Maternal education interventions improve immunization rates for children across a community

Maternal education benefits immunization rates of all community members, not only mothers’ own children. In Nigeria, children’s odds of being fully immunized improved by 1.06 times for every additional year of education the mothers received. Children’s odds of being fully immunized increased by 1.2 times for each additional year of maternal education in the community.

Immunization reduced hospitalization disparities for children from ethnic minorities

In New Zealand, Maori and Pacific children have historically suffered high hospitalization rates for invasive pneumococcal disease (IPD), all cause pneumonia (ACP), and otitis media. Following the introduction of conjugate vaccines in the country, Maori and Pacific children’s rates of admission for IPD dropped by 79% and 67%, respectively, while significant reductions in ACP and otitis media admissions were also noted, resulting in reductions in disparities for these populations.
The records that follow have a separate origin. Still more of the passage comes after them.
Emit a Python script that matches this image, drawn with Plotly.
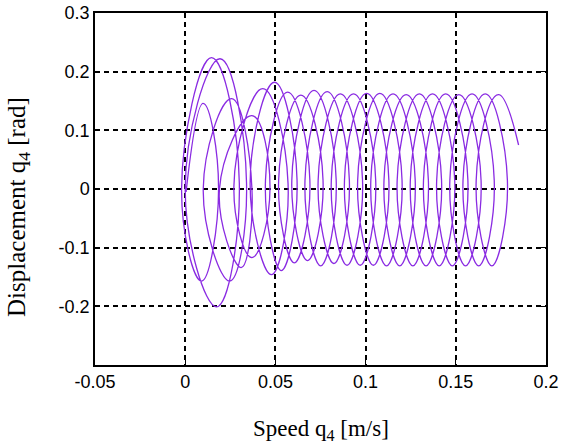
import plotly.graph_objects as go

# Key points of the trajectory (extremes of each loop)
speed = [
    0.0005,
    0.0099, 0.0185, 0.0090, -0.0020,
    0.0146, 0.0300, 0.0174, 0.0000,
    0.0193, 0.0340, 0.0246, 0.0100,
    0.0257, 0.0370, 0.0310, 0.0190,
    0.0370, 0.0470, 0.0370, 0.0270,
    0.0430, 0.0570, 0.0478, 0.0360,
    0.0495, 0.0620, 0.0533, 0.0445,
    0.0568, 0.0691, 0.0605, 0.0518,
    0.0641, 0.0764, 0.0678, 0.0591,
    0.0714, 0.0837, 0.0751, 0.0664,
    0.0787, 0.0910, 0.0824, 0.0737,
    0.0860, 0.0983, 0.0897, 0.0810,
    0.0933, 0.1056, 0.0970, 0.0883,
    0.1006, 0.1129, 0.1043, 0.0956,
    0.1079, 0.1202, 0.1116, 0.1029,
    0.1152, 0.1275, 0.1189, 0.1102,
    0.1225, 0.1348, 0.1262, 0.1175,
    0.1298, 0.1421, 0.1335, 0.1248,
    0.1371, 0.1494, 0.1408, 0.1321,
    0.1444, 0.1567, 0.1481, 0.1394,
    0.1517, 0.1640, 0.1554, 0.1467,
    0.1590, 0.1713, 0.1627, 0.1540,
    0.1663, 0.1786, 0.1700, 0.1613,
    0.1736, 0.1848,
]
displacement = [
    -0.005,
    0.146, 0.000, -0.157, 0.000,
    0.224, 0.010, -0.201, 0.000,
    0.222, 0.010, -0.157, 0.000,
    0.154, 0.000, -0.134, 0.000,
    0.125, 0.000, -0.117, 0.005,
    0.171, 0.010, -0.146, 0.010,
    0.182, 0.015, -0.139, 0.015,
    0.165, 0.015, -0.126, 0.015,
    0.160, 0.015, -0.122, 0.015,
    0.168, 0.015, -0.131, 0.015,
    0.166, 0.015, -0.127, 0.015,
    0.162, 0.015, -0.130, 0.015,
    0.162, 0.015, -0.130, 0.015,
    0.163, 0.015, -0.130, 0.015,
    0.163, 0.015, -0.131, 0.015,
    0.162, 0.015, -0.131, 0.015,
    0.161, 0.015, -0.131, 0.015,
    0.162, 0.015, -0.131, 0.015,
    0.162, 0.015, -0.131, 0.015,
    0.162, 0.015, -0.131, 0.015,
    0.161, 0.015, -0.131, 0.015,
    0.162, 0.015, -0.131, 0.015,
    0.162, 0.015, -0.131, 0.015,
    0.161, 0.075,
]

x_ticks = [-0.05, 0, 0.05, 0.1, 0.15, 0.2]
x_tick_labels = ["-0.05", "0", "0.05", "0.1", "0.15", "0.2"]
y_ticks = [-0.2, -0.1, 0, 0.1, 0.2, 0.3]
y_tick_labels = ["-0.2", "-0.1", "0", "0.1", "0.2", "0.3"]

fig = go.Figure()
fig.add_trace(go.Scatter(
    x=speed, y=displacement, mode="lines",
    line=dict(color="#8a2be2", width=1.3, shape="spline", smoothing=1.3),
    showlegend=False, hoverinfo="skip",
))

axis_common = dict(
    showline=True, linecolor="black", linewidth=1.5, mirror="ticks",
    showgrid=True, gridcolor="black", gridwidth=1.5, griddash="5px,4px",
    zeroline=False, ticks="inside", ticklen=5, tickcolor="black",
    automargin=False, ticklabeloverflow="allow",
    tickfont=dict(family="Liberation Sans, Arial", size=18, color="black"),
)

fig.update_xaxes(range=[-0.05, 0.2], tickvals=x_ticks, ticktext=x_tick_labels, **axis_common)
fig.update_yaxes(range=[-0.3, 0.3], tickvals=y_ticks, ticktext=y_tick_labels, **axis_common)

fig.update_layout(
    width=562, height=443,
    margin=dict(l=95, r=16, t=13, b=78),
    paper_bgcolor="white", plot_bgcolor="white",
    hovermode=False,
    annotations=[
        dict(text="Speed q<sub>4</sub> [m/s]", xref="paper", yref="paper",
             x=0.501, y=-0.185, xanchor="center", yanchor="middle", showarrow=False,
             font=dict(family="Liberation Serif, Times New Roman", size=23, color="black")),
        dict(text="Displacement q<sub>4</sub> [rad]", xref="paper", yref="paper",
             x=-0.1685, y=0.449, xanchor="center", yanchor="middle", showarrow=False,
             textangle=-90,
             font=dict(family="Liberation Serif, Times New Roman", size=25, color="black")),
    ],
)

# remove the page's default 8px body margin so the figure fills the window
fig.write_html("out.html", config={"displayModeBar": False},
               post_script="document.body.style.margin='0px';")
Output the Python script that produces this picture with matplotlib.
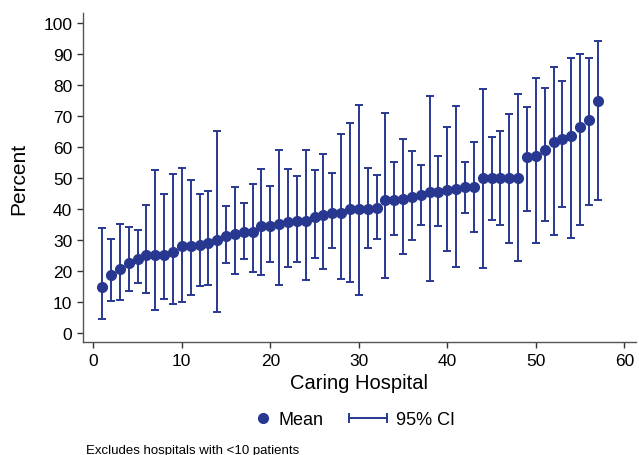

Mothers with more decision-making autonomy are more likely to have immunized children

A study looking at the relationship between gender roles and full immunization coverage of children in Nigeria found that children of mothers who did not have decision-making autonomy were half as likely to be fully immunized than mothers with autonomy. To further assess the roles of gender and relationship power, children were nearly twice as likely to be fully vaccinated in households where only the mother contributed to household earnings compared to children whose parents contributed equally.

Mothers with higher education are more likely to vaccinate their children, leading to better immunization rates

A study conducted in Pakistan, designed to explore the association of maternal education and empowerment with childhood polio vaccination, showed that mothers with more education are more likely to vaccinate their children – 74% of children of mothers with higher education were completely vaccinated compared to 67% of those with primary education and only 47% of those with no education.

Integrated community health interventions targeting underserved populations can lead to reductions in socioeconomic inequalities

In India, a multi-strategy community intervention, the National Rural Health Mission (NRHM) was successful in reducing disparities between pregnant women who had an institutional delivery in urban and rural areas. Geographic inequities reduced from 22% to 7.6% and socioeconomic disparities declined from 48.2% to 13%. Post the NRHM period, the difference between the number of children with full vaccination i.e., Bacillus Calmette Guerin (BCG) vaccine for tuberculosis, 3 doses of Diphtheria Pertussis and Tetanus vaccine (DTP), 3 doses of Oral Polio Vaccine (OPV), and measles vaccine, in urban and rural areas was observed to be non-significant.